France's Altice has set a rich cash acquisition agreement for Cablevision Systems that promises to make the European telecom conglom a player in the U.S. television business.
Altice said early Thursday that would pay $34.90 a share in cash for Cablevision, valuing the deal at $17.7 billion including existing Cablevision debt. Altice said the price tag worked out to a multiple of 6.1 times earnings, assuming that the company will be able to realize some $900 million in cost savings by combining Cablevision's 2.8 million subscribers with the 1.5 million U.S. cable subscribers that Altice services through its acquisition of a majority stake in another U.S. operator, Suddenlink Communications, in May.
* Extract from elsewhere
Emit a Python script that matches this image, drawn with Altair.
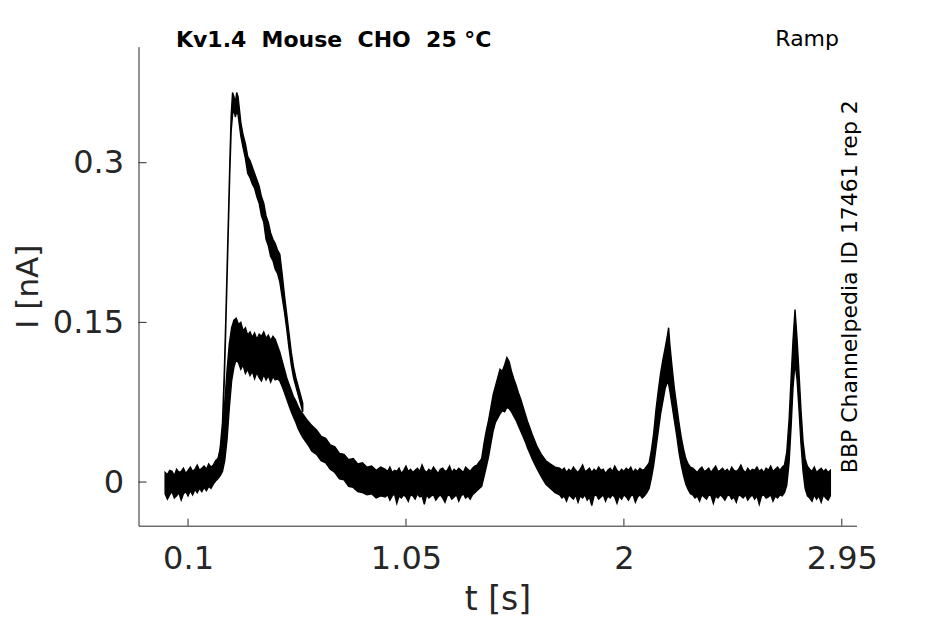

"As a family business we are proud to be entrusted by the Dolan family with the ownership of Cablevision and look forward to continuing the pioneering path they have paved for us," said Altice founder and president Patrick Drahi. "The strategy of Altice in the large and highly strategic U.S. market is reinforced with the acquisition of Cablevision. We will be in a stronger position, as in all other markets in which we operate, to deliver the best services, invest in the most advanced technology, and develop innovative products for the benefit of our customers."
The deal marks the end of an era for the cable business, as the Dolan family that control Cablevision been a seminal force in the growth of pay TV. Charles Dolan founded the company with 1,500 subscribers on Long Island in 1973. In a lengthy statement issued early Friday morning on the East Coast, CEO James Dolan, son of Charles, acknowledged that the deal was more than a routine big-bucks transaction.
"Since Charles Dolan founded Cablevision in 1973, the Dolan family has been honored to help shepherd our customers and employees through the most extraordinary communications revolution in modern history," Dolan sad. "Now, nearly half a century later, the time is right for new ownership of Cablevision and its considerable assets. We believe that Patrick Drahi and Altice will be truly worthy successors, and we look forward to doing all we can to affect this transition for our customers and employees. We expect that Cablevision will be in excellent hands."
Dolan emphasized that the sale of the cable systems serving New York's tri-state area -- principally coveted regions of Long Island where affluent subscribers pay for high-end services -- the Dolan family will still control the publicly traded media companies AMC Networks and the Madison Square Garden Co. Both were spun out of Cablevision in the past five years in what was a clear attempt to streamline the company's holdings for a sale of the largest asset. Madison Square Garden is in the process of splitting itself into two publicly traded entities, one for the company's sports teams and venues, the other for its MSG-branded regional sports networks.
"For the Dolan family, we move forward with AMC Networks and the Madison Square Garden Company - two and, eventually, three public companies - all born of Cablevision and each with brighter prospects today than ever before," Dolan said. "With profound gratitude to our employees, customers and shareholders who have made our vision a reality, the Dolans look forward to continuing this fascinating journey."
The Cablevision sale also includes the company's News 12 local news outlets, the Newsday media group that includes Long Island's home town daily newspaper, Newsday, and the company's media sales arm.
Cablevision shares shot up 16% in after-hours trading Wednesday after rumors of the deal began to spread. The stock closed Wednesday at $28.54.